Premier dimanche du Grand Carême.
Hébreux XI, 24 - 32
Évangile selon saint Jean I, 43 - 45.

Homélie prononcée à la Crypte par le Père René le 24 février 1991


Au nom du Père et du Fils et du Saint-Esprit.

Le Triomphe de l'Orthodoxie peut s'illustrer par ces mots de saint Paul : «  Connaître le Christ, Lui, avec la puissance de Sa Résurrection...» (Ph III, 10).

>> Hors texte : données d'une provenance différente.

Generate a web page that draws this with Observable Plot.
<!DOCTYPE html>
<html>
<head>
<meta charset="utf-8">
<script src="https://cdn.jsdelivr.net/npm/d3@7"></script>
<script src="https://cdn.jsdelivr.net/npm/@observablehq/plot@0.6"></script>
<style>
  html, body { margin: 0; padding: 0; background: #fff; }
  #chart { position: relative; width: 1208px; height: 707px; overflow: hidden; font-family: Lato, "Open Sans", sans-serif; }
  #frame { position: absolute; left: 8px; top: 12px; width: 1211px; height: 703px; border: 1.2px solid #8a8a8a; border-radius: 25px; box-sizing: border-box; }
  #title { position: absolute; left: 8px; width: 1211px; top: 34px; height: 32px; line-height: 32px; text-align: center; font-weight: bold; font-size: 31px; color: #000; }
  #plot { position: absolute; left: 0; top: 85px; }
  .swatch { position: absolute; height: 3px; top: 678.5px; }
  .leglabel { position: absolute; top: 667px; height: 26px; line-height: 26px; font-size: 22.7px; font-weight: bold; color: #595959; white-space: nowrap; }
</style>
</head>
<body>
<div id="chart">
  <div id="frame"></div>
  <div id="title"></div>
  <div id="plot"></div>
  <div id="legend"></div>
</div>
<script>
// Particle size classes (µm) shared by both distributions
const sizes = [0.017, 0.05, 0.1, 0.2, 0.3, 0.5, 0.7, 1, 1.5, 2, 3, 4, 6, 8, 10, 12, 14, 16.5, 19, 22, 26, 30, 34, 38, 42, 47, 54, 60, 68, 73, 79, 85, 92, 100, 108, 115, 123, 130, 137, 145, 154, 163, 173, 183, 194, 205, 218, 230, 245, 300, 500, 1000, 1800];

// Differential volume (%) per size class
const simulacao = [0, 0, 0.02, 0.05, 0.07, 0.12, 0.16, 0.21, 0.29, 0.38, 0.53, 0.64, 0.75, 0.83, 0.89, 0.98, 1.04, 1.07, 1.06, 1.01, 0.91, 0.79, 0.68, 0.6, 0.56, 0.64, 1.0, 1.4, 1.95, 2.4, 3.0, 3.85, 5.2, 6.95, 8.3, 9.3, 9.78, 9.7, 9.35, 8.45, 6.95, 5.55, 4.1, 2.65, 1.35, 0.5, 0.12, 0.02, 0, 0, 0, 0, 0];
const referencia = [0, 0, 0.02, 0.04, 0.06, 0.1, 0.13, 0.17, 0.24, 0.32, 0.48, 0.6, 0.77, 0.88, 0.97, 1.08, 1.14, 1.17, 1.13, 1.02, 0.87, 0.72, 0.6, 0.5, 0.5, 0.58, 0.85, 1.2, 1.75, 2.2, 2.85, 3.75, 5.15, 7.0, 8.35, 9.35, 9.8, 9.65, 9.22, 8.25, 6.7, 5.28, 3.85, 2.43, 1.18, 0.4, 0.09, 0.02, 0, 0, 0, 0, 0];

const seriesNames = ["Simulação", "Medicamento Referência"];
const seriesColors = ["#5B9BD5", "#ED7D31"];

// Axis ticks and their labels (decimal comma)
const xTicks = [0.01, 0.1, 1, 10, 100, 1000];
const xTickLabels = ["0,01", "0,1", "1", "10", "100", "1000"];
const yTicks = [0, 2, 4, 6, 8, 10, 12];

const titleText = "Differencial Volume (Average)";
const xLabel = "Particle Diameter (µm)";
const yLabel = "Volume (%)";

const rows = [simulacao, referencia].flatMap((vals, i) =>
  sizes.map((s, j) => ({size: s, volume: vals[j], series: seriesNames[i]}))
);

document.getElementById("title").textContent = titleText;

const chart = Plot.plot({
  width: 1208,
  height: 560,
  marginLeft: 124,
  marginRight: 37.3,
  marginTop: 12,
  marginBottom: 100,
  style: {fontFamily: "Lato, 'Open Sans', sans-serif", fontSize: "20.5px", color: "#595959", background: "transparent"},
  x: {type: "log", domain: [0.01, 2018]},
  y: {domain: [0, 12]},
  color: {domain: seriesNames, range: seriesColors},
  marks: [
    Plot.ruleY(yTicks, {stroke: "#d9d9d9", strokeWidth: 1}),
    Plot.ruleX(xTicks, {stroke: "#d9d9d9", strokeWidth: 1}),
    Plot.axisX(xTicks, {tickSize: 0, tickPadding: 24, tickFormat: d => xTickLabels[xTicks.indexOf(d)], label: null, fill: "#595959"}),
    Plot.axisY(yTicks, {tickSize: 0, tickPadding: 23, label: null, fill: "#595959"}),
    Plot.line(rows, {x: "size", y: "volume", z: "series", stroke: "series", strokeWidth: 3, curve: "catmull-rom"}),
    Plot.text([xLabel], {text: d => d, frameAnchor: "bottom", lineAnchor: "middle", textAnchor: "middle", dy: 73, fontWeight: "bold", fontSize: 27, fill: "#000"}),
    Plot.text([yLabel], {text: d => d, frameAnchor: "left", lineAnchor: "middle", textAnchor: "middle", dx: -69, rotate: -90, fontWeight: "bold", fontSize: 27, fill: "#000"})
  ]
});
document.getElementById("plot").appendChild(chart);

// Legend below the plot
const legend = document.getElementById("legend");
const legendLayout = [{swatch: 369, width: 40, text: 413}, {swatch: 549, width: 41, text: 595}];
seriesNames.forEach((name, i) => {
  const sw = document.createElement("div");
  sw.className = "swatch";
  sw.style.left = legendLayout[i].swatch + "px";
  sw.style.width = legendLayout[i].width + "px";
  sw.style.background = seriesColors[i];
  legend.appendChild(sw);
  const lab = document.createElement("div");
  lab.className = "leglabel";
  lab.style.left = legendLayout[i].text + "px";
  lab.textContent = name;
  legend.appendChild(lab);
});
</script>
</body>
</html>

Le Triomphe de l'Orthodoxie, c'est la célébration du triomphe du Christ sur Sa propre mort, qui marque le triomphe de toute vie humaine sur la mort. C'est bien pourquoi le premier dimanche de Carême lui est consacré, marquant ainsi d'emblée le but vers lequel nous courons tous en cette sainte Quarantaine : la victoire du Christ sur la mort.

La Résurrection du Christ est le point de départ d'une action victorieuse du Christ dans le monde. Aussi est-elle entourée d'une jubilation triomphale. «  Jésus le Seigneur, dit saint Paul, a effacé la cédule de notre dette en la clouant sur la Croix ; Il a dépouillé les Principautés et les Puissances et les a données en spectacle à la face du monde, en les traînant dans Son cortège triomphal. » (Col II, 14-15)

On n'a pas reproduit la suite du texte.